━━━━━ GIVEN INFORMATION ━━━━━

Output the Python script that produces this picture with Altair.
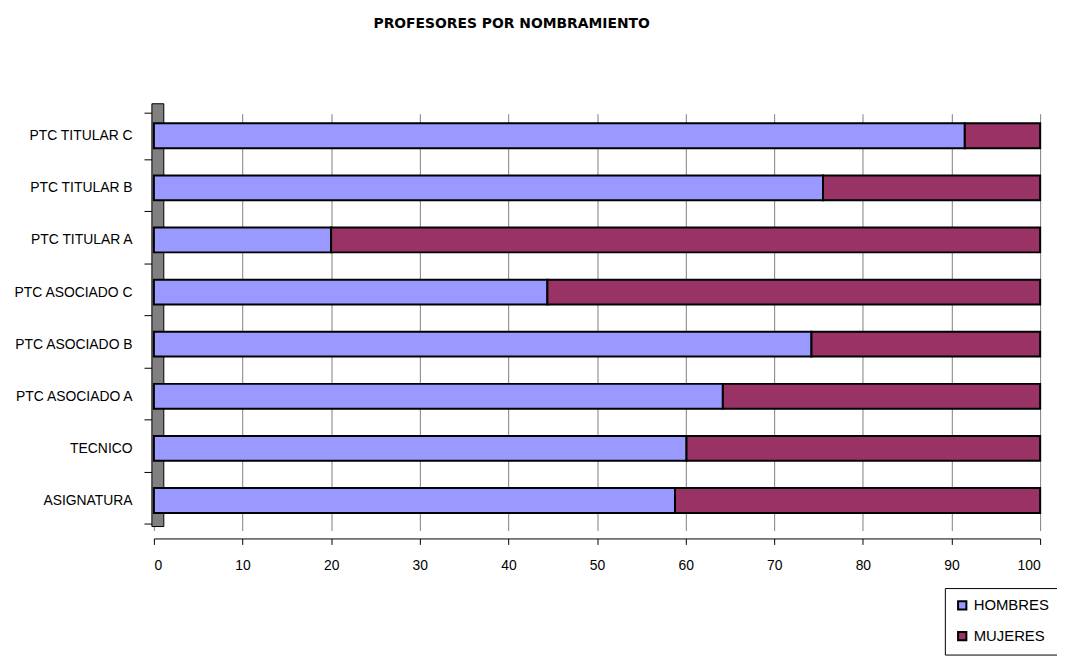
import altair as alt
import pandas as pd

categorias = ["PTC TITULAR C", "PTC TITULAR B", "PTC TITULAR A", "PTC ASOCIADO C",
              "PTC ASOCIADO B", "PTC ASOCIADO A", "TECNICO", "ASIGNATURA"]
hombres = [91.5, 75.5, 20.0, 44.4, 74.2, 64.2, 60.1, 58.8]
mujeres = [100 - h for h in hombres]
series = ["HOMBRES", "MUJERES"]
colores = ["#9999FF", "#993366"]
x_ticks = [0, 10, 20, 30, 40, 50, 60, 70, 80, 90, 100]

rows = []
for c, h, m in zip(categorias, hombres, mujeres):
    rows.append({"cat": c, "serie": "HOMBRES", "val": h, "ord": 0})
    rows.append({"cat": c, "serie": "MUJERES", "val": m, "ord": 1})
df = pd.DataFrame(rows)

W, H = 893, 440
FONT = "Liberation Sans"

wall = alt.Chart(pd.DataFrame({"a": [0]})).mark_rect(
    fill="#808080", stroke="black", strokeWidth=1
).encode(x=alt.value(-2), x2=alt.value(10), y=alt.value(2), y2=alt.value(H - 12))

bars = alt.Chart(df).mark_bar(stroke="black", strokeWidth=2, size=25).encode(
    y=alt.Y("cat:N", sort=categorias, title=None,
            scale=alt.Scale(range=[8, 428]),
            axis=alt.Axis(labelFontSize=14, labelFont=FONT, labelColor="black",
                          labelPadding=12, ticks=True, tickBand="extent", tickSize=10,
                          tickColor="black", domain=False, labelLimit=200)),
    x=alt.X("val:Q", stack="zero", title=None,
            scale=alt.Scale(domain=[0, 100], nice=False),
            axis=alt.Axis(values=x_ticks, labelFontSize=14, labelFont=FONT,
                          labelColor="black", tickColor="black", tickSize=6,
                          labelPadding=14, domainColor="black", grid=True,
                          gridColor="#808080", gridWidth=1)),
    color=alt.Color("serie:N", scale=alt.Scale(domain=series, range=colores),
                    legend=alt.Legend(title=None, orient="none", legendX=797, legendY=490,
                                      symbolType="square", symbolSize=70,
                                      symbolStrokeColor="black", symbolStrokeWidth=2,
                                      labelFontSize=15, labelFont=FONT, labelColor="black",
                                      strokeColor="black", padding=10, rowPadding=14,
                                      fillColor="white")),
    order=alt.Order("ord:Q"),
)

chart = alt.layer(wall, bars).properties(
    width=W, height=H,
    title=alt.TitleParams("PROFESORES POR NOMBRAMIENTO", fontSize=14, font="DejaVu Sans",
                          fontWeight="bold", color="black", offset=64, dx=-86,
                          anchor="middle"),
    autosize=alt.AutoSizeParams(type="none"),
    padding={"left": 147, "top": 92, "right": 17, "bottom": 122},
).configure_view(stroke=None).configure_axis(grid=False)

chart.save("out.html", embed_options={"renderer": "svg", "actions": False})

━━━━━

DIRECTIVE> Restate the entire listing word for word, excluding pictures.

THE SOLUTION>
Output the Python script that produces this picture with Altair.
import altair as alt
import pandas as pd

categorias = ["PTC TITULAR C", "PTC TITULAR B", "PTC TITULAR A", "PTC ASOCIADO C",
              "PTC ASOCIADO B", "PTC ASOCIADO A", "TECNICO", "ASIGNATURA"]
hombres = [91.5, 75.5, 20.0, 44.4, 74.2, 64.2, 60.1, 58.8]
mujeres = [100 - h for h in hombres]
series = ["HOMBRES", "MUJERES"]
colores = ["#9999FF", "#993366"]
x_ticks = [0, 10, 20, 30, 40, 50, 60, 70, 80, 90, 100]

rows = []
for c, h, m in zip(categorias, hombres, mujeres):
    rows.append({"cat": c, "serie": "HOMBRES", "val": h, "ord": 0})
    rows.append({"cat": c, "serie": "MUJERES", "val": m, "ord": 1})
df = pd.DataFrame(rows)

W, H = 893, 440
FONT = "Liberation Sans"

wall = alt.Chart(pd.DataFrame({"a": [0]})).mark_rect(
    fill="#808080", stroke="black", strokeWidth=1
).encode(x=alt.value(-2), x2=alt.value(10), y=alt.value(2), y2=alt.value(H - 12))

bars = alt.Chart(df).mark_bar(stroke="black", strokeWidth=2, size=25).encode(
    y=alt.Y("cat:N", sort=categorias, title=None,
            scale=alt.Scale(range=[8, 428]),
            axis=alt.Axis(labelFontSize=14, labelFont=FONT, labelColor="black",
                          labelPadding=12, ticks=True, tickBand="extent", tickSize=10,
                          tickColor="black", domain=False, labelLimit=200)),
    x=alt.X("val:Q", stack="zero", title=None,
            scale=alt.Scale(domain=[0, 100], nice=False),
            axis=alt.Axis(values=x_ticks, labelFontSize=14, labelFont=FONT,
                          labelColor="black", tickColor="black", tickSize=6,
                          labelPadding=14, domainColor="black", grid=True,
                          gridColor="#808080", gridWidth=1)),
    color=alt.Color("serie:N", scale=alt.Scale(domain=series, range=colores),
                    legend=alt.Legend(title=None, orient="none", legendX=797, legendY=490,
                                      symbolType="square", symbolSize=70,
                                      symbolStrokeColor="black", symbolStrokeWidth=2,
                                      labelFontSize=15, labelFont=FONT, labelColor="black",
                                      strokeColor="black", padding=10, rowPadding=14,
                                      fillColor="white")),
    order=alt.Order("ord:Q"),
)

chart = alt.layer(wall, bars).properties(
    width=W, height=H,
    title=alt.TitleParams("PROFESORES POR NOMBRAMIENTO", fontSize=14, font="DejaVu Sans",
                          fontWeight="bold", color="black", offset=64, dx=-86,
                          anchor="middle"),
    autosize=alt.AutoSizeParams(type="none"),
    padding={"left": 147, "top": 92, "right": 17, "bottom": 122},
).configure_view(stroke=None).configure_axis(grid=False)

chart.save("out.html", embed_options={"renderer": "svg", "actions": False})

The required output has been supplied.